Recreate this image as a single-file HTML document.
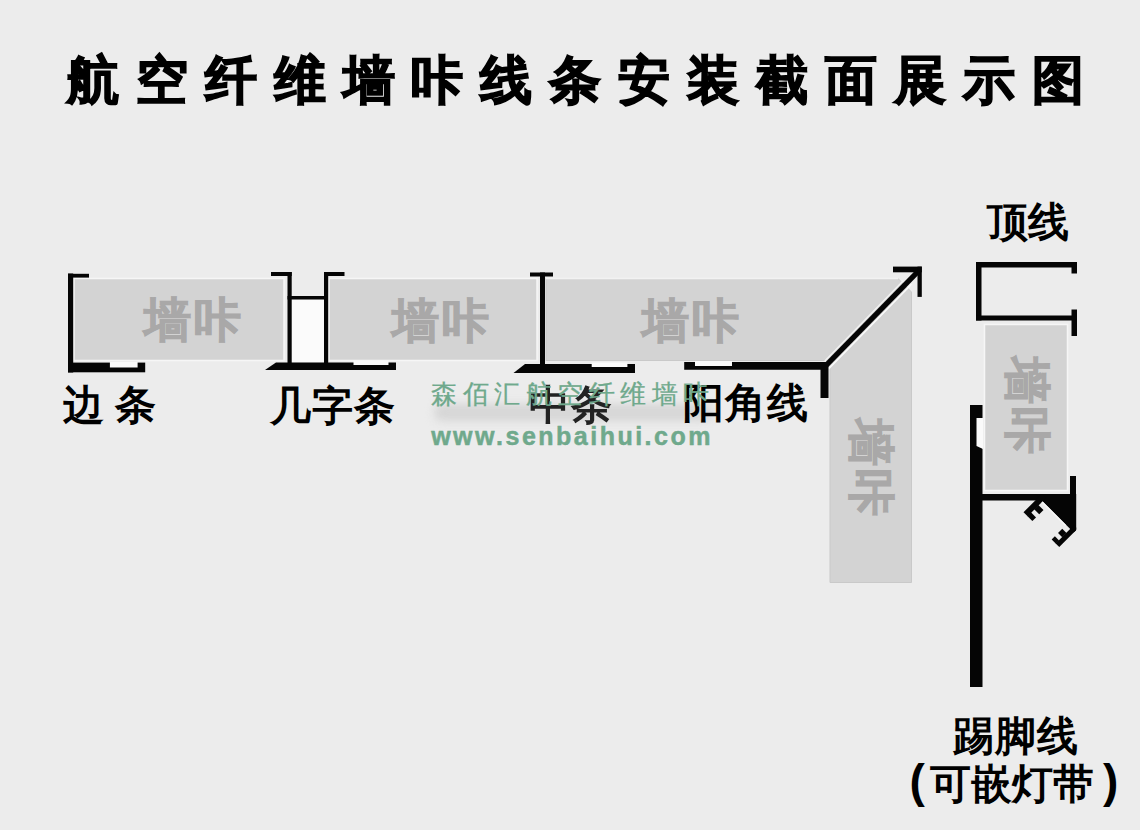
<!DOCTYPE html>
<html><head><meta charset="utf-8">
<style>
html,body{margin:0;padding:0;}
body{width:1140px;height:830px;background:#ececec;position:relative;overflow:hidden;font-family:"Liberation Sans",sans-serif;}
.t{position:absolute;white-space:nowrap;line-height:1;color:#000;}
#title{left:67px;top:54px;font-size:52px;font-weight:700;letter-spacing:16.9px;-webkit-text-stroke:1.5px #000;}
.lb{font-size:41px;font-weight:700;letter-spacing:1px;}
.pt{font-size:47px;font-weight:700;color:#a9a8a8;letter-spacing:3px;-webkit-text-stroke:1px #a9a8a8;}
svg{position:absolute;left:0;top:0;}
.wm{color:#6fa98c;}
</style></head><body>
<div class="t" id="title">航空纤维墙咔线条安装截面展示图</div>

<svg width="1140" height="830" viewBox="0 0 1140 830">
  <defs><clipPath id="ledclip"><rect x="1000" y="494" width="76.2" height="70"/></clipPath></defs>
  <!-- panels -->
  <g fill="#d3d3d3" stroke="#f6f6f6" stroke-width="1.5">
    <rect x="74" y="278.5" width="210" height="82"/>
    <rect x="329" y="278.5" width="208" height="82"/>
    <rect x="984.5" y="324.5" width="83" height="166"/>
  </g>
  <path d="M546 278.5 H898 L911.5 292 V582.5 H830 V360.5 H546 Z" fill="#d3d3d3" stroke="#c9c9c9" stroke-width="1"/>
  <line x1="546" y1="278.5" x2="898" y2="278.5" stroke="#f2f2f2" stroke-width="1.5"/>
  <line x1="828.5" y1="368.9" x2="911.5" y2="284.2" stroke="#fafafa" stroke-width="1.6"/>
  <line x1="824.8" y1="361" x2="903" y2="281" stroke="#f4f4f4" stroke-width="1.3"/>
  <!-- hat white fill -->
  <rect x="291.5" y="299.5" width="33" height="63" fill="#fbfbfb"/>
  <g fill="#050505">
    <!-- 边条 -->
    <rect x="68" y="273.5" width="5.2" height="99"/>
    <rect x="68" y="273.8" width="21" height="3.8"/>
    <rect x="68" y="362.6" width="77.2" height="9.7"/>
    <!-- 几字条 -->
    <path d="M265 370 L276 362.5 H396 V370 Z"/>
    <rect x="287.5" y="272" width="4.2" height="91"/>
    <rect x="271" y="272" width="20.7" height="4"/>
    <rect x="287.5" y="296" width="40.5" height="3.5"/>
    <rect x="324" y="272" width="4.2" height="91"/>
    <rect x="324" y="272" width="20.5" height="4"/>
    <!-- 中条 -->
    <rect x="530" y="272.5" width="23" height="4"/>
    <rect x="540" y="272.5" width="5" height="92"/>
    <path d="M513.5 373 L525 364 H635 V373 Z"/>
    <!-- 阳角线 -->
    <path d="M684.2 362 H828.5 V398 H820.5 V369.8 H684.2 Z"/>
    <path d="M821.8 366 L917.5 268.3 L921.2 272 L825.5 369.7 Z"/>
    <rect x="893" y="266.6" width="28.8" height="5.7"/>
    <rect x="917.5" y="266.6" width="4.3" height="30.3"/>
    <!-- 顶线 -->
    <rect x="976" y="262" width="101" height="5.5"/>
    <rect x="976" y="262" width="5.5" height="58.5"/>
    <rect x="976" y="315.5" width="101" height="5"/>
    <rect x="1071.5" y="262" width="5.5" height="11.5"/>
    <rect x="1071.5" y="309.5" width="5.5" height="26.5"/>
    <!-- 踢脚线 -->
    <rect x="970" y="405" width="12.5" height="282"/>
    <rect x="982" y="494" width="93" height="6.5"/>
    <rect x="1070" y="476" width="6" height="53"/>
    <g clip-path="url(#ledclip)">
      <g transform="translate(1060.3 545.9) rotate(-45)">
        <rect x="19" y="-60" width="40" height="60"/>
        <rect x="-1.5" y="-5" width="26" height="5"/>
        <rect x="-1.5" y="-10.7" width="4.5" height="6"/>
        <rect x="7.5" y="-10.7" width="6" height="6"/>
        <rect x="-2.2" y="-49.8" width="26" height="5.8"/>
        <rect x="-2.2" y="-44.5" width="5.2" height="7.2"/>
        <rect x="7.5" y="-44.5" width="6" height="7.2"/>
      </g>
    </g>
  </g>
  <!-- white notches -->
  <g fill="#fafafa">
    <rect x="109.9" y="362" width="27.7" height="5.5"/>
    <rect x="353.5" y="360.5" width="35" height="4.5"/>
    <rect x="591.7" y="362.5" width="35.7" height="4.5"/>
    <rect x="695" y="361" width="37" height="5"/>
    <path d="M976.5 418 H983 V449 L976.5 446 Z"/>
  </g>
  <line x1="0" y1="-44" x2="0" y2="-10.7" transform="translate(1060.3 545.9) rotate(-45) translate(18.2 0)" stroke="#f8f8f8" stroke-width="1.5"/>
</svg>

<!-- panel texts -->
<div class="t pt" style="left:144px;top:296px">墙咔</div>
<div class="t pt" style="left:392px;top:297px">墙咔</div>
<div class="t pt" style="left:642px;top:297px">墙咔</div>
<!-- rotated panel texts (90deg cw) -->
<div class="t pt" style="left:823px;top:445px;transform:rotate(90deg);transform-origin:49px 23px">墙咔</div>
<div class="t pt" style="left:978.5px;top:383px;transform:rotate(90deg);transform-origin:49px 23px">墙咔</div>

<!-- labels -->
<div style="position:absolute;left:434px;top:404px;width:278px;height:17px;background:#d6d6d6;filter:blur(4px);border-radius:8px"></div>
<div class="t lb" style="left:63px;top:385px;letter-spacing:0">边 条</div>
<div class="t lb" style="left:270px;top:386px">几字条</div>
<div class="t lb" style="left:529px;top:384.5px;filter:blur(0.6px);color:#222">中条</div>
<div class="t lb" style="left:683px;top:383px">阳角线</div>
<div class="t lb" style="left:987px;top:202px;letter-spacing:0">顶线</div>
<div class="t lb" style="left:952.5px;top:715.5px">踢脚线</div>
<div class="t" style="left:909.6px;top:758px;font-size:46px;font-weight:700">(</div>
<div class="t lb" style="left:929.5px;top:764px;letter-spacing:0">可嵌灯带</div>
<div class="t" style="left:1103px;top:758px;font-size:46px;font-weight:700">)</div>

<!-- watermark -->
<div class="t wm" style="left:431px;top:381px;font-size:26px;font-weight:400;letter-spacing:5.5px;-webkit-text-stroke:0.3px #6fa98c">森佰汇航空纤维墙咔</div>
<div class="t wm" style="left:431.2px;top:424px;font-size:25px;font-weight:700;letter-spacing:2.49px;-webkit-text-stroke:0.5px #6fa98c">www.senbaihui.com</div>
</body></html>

========================================================================

Without including any pictures, reproduce the listing exactly.

**CORRECT ANSWER**.
Recreate this image as a single-file HTML document.
<!DOCTYPE html>
<html><head><meta charset="utf-8">
<style>
html,body{margin:0;padding:0;}
body{width:1140px;height:830px;background:#ececec;position:relative;overflow:hidden;font-family:"Liberation Sans",sans-serif;}
.t{position:absolute;white-space:nowrap;line-height:1;color:#000;}
#title{left:67px;top:54px;font-size:52px;font-weight:700;letter-spacing:16.9px;-webkit-text-stroke:1.5px #000;}
.lb{font-size:41px;font-weight:700;letter-spacing:1px;}
.pt{font-size:47px;font-weight:700;color:#a9a8a8;letter-spacing:3px;-webkit-text-stroke:1px #a9a8a8;}
svg{position:absolute;left:0;top:0;}
.wm{color:#6fa98c;}
</style></head><body>
<div class="t" id="title">航空纤维墙咔线条安装截面展示图</div>

<svg width="1140" height="830" viewBox="0 0 1140 830">
  <defs><clipPath id="ledclip"><rect x="1000" y="494" width="76.2" height="70"/></clipPath></defs>
  <!-- panels -->
  <g fill="#d3d3d3" stroke="#f6f6f6" stroke-width="1.5">
    <rect x="74" y="278.5" width="210" height="82"/>
    <rect x="329" y="278.5" width="208" height="82"/>
    <rect x="984.5" y="324.5" width="83" height="166"/>
  </g>
  <path d="M546 278.5 H898 L911.5 292 V582.5 H830 V360.5 H546 Z" fill="#d3d3d3" stroke="#c9c9c9" stroke-width="1"/>
  <line x1="546" y1="278.5" x2="898" y2="278.5" stroke="#f2f2f2" stroke-width="1.5"/>
  <line x1="828.5" y1="368.9" x2="911.5" y2="284.2" stroke="#fafafa" stroke-width="1.6"/>
  <line x1="824.8" y1="361" x2="903" y2="281" stroke="#f4f4f4" stroke-width="1.3"/>
  <!-- hat white fill -->
  <rect x="291.5" y="299.5" width="33" height="63" fill="#fbfbfb"/>
  <g fill="#050505">
    <!-- 边条 -->
    <rect x="68" y="273.5" width="5.2" height="99"/>
    <rect x="68" y="273.8" width="21" height="3.8"/>
    <rect x="68" y="362.6" width="77.2" height="9.7"/>
    <!-- 几字条 -->
    <path d="M265 370 L276 362.5 H396 V370 Z"/>
    <rect x="287.5" y="272" width="4.2" height="91"/>
    <rect x="271" y="272" width="20.7" height="4"/>
    <rect x="287.5" y="296" width="40.5" height="3.5"/>
    <rect x="324" y="272" width="4.2" height="91"/>
    <rect x="324" y="272" width="20.5" height="4"/>
    <!-- 中条 -->
    <rect x="530" y="272.5" width="23" height="4"/>
    <rect x="540" y="272.5" width="5" height="92"/>
    <path d="M513.5 373 L525 364 H635 V373 Z"/>
    <!-- 阳角线 -->
    <path d="M684.2 362 H828.5 V398 H820.5 V369.8 H684.2 Z"/>
    <path d="M821.8 366 L917.5 268.3 L921.2 272 L825.5 369.7 Z"/>
    <rect x="893" y="266.6" width="28.8" height="5.7"/>
    <rect x="917.5" y="266.6" width="4.3" height="30.3"/>
    <!-- 顶线 -->
    <rect x="976" y="262" width="101" height="5.5"/>
    <rect x="976" y="262" width="5.5" height="58.5"/>
    <rect x="976" y="315.5" width="101" height="5"/>
    <rect x="1071.5" y="262" width="5.5" height="11.5"/>
    <rect x="1071.5" y="309.5" width="5.5" height="26.5"/>
    <!-- 踢脚线 -->
    <rect x="970" y="405" width="12.5" height="282"/>
    <rect x="982" y="494" width="93" height="6.5"/>
    <rect x="1070" y="476" width="6" height="53"/>
    <g clip-path="url(#ledclip)">
      <g transform="translate(1060.3 545.9) rotate(-45)">
        <rect x="19" y="-60" width="40" height="60"/>
        <rect x="-1.5" y="-5" width="26" height="5"/>
        <rect x="-1.5" y="-10.7" width="4.5" height="6"/>
        <rect x="7.5" y="-10.7" width="6" height="6"/>
        <rect x="-2.2" y="-49.8" width="26" height="5.8"/>
        <rect x="-2.2" y="-44.5" width="5.2" height="7.2"/>
        <rect x="7.5" y="-44.5" width="6" height="7.2"/>
      </g>
    </g>
  </g>
  <!-- white notches -->
  <g fill="#fafafa">
    <rect x="109.9" y="362" width="27.7" height="5.5"/>
    <rect x="353.5" y="360.5" width="35" height="4.5"/>
    <rect x="591.7" y="362.5" width="35.7" height="4.5"/>
    <rect x="695" y="361" width="37" height="5"/>
    <path d="M976.5 418 H983 V449 L976.5 446 Z"/>
  </g>
  <line x1="0" y1="-44" x2="0" y2="-10.7" transform="translate(1060.3 545.9) rotate(-45) translate(18.2 0)" stroke="#f8f8f8" stroke-width="1.5"/>
</svg>

<!-- panel texts -->
<div class="t pt" style="left:144px;top:296px">墙咔</div>
<div class="t pt" style="left:392px;top:297px">墙咔</div>
<div class="t pt" style="left:642px;top:297px">墙咔</div>
<!-- rotated panel texts (90deg cw) -->
<div class="t pt" style="left:823px;top:445px;transform:rotate(90deg);transform-origin:49px 23px">墙咔</div>
<div class="t pt" style="left:978.5px;top:383px;transform:rotate(90deg);transform-origin:49px 23px">墙咔</div>

<!-- labels -->
<div style="position:absolute;left:434px;top:404px;width:278px;height:17px;background:#d6d6d6;filter:blur(4px);border-radius:8px"></div>
<div class="t lb" style="left:63px;top:385px;letter-spacing:0">边 条</div>
<div class="t lb" style="left:270px;top:386px">几字条</div>
<div class="t lb" style="left:529px;top:384.5px;filter:blur(0.6px);color:#222">中条</div>
<div class="t lb" style="left:683px;top:383px">阳角线</div>
<div class="t lb" style="left:987px;top:202px;letter-spacing:0">顶线</div>
<div class="t lb" style="left:952.5px;top:715.5px">踢脚线</div>
<div class="t" style="left:909.6px;top:758px;font-size:46px;font-weight:700">(</div>
<div class="t lb" style="left:929.5px;top:764px;letter-spacing:0">可嵌灯带</div>
<div class="t" style="left:1103px;top:758px;font-size:46px;font-weight:700">)</div>

<!-- watermark -->
<div class="t wm" style="left:431px;top:381px;font-size:26px;font-weight:400;letter-spacing:5.5px;-webkit-text-stroke:0.3px #6fa98c">森佰汇航空纤维墙咔</div>
<div class="t wm" style="left:431.2px;top:424px;font-size:25px;font-weight:700;letter-spacing:2.49px;-webkit-text-stroke:0.5px #6fa98c">www.senbaihui.com</div>
</body></html>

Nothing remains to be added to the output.